In a blog this past April we wrote about Pennsylvania’s efforts to get a piece of the money that would be recirculating due to the rejection of a rail project in Florida. Pennsylvania wanted to use the money to (yet again) improve the speed of travel between Harrisburg and Philadelphia. In early May the state got $40 million to dedicate to that corridor.
So what of the western half of the state? A PENNDOT study said "increasing service from Harrisburg to Pittsburgh is a logical progression to create a successful corridor linking most of Pennsylvania". But don’t look for travel time to be anything remotely like the connection in the eastern part of the state: right now a five hour trip from Pittsburgh to Harrisburg would be reduced to a four hour trip, and even that won’t happen in one fell swoop, but rather incrementally. One consultant at a meeting on Monday discussing the idea said "the likelihood of reaching 110 mph in this corridor is unlikely at this point…what we’re really talking about is higher-speed rail."
And again, it won’t be a far stretch to imagine that there will be recurring requests for money to make the "somewhat faster" connection happen.
In announcing the release of some $26.4 million in Federal money to the Commonwealth for rail improvements, left at the station is the proposed high-speed Maglev project that would have connected Pittsburgh International Airport to Greensburg in Westmoreland County (passing through Downtown Pittsburgh). The project sought $2.3 billion, and received zero.
One could say that the writing was on the wall when the U.S. Secretary for Transportation noted in a visit to Pittsburgh that Maglev (in general) is "very expensive" and that the administration had more interest in developing high-speed rail.
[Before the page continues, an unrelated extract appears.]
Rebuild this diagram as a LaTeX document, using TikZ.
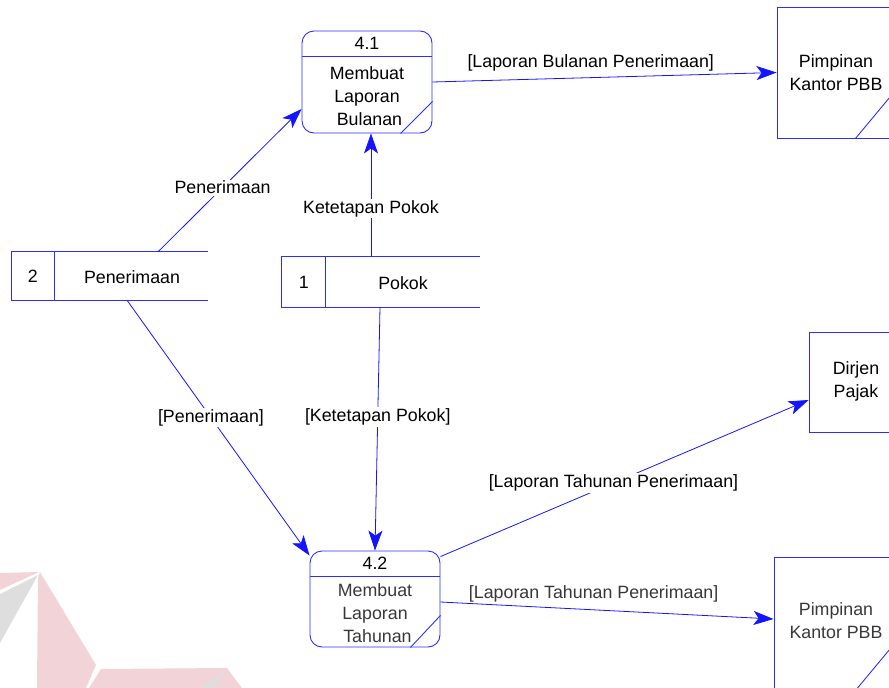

Sure, backers of Maglev here locally were awarded some $28 million in September to study the feasibility of the Airport link, which was originally estimated to cost $3.75 billion to link to Greensburg.
Pennsylvania did get the money it was seeking ($750,000) to study rail improvements between Pittsburgh and Harrisburg, where AMTRAK service provides one daily trip (contract that with Harrisburg to Philadelphia service, which has 14 daily trips).
Who knows what this means for the experimental project that is Maglev, especially in western Pennsylvania. Maybe the transportation generosity was all used up on the North Shore Connector.